The initiatives have seen significant breakthroughs in the way that technology and alternative fuel sources can be used to future-proof bus transportation for the future.

First driverless bus trial takes place in Victoria

Source: Herald Sun

Victoria’s La Trobe University is looking towards the future with trials starting on campus with the state’s first self-driving bus.

It is hoped that driverless technology will see students, teachers and university users ferried between buildings within the campus travelling at a cruisy top of 20km/h.

The autonomous vehicle will have 3 stops that can take up to 12 people to their desired location via a touchscreen input within the vehicle. From a safety perspective, the bus is fitted with 360-degree cameras and multiple input sensors to ensure the bus can interact smoothly with other road users.

“The University is already on its way towards creating smart campuses that make it easier for students to use technology and enhance their education experience,” La Trobe University Deputy Vice-Chancellor (Research) Professor Keith Nugent said.

“Our Centre for Technology Infusion will be coordinating the shuttle trials and have long been involved in developing technology that links businesses, enhances mobility and shapes smart cities of the future.”

VicRoads, RACV, Keolis Downer, HMI and ARRB are key collaborators on the project alongside the university.

1000 miles on a single charge

Meanwhile, an electric powered bus travelled a game-changing 1000 miles on one charge, as part of a recent trial undertaken from California to Indiana in the USA.

The Proterra Catalyst E2 Max moved a record 1,772.2 km before its battery pack ran out of power, bringing compelling evidence that large electric vehicles could be powered to run over long distances.

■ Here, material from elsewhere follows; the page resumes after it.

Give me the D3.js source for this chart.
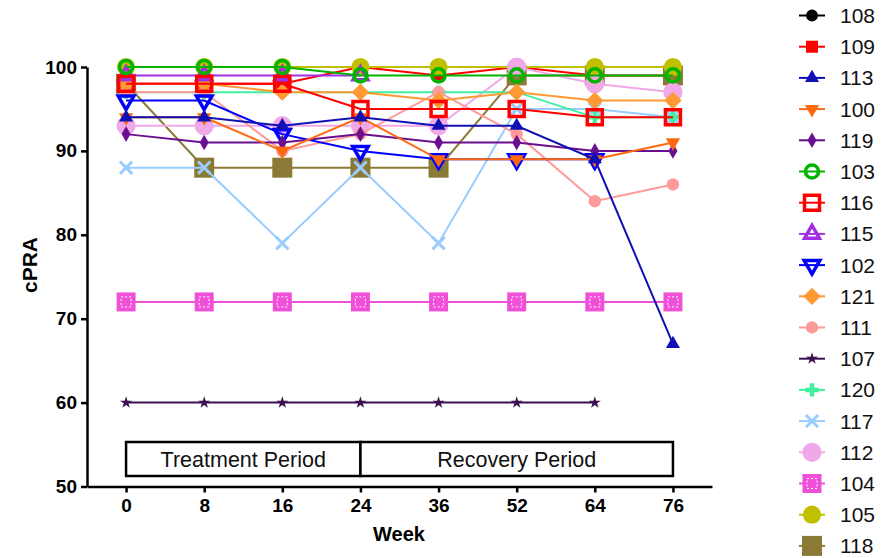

The 40-foot bus was outfitted with a 660 kWh battery pack for the trial — the equivalent of 11 Chevy Bolts— and according to the company, it could be back at full capacity in just an hour using Proterra’s high-speed charging system.

“For our heavy-duty electric bus to break the previous world record of 1,013.76 miles, which was set by a light-duty passenger EV 46 times lighter than the Catalyst E2 max, is a major feat,”

Proterra’s chief commercial officer Matt Horton said.

“This record achievement is a testament to Proterra’s purpose-built electric bus design, energy-dense batteries, and efficient drivetrain.”

“Driven by the best cost savings-per-mile, we believe the business case for heavy-duty electric buses is superior to all other applications, and that the transit market will be the first to transition completely to battery-electric powered vehicles,” Ryan Popple, Proterra CEO said.

“Early electric bus adopters like our first customer, Foothill Transit, have paved the way for future heavy-duty applications, like motor coaches and commercial trucks. As we see incumbents and more companies enter the heavy-duty EV market, it has become very apparent that the future is all-electric, and the sun is setting on combustion engine technology.”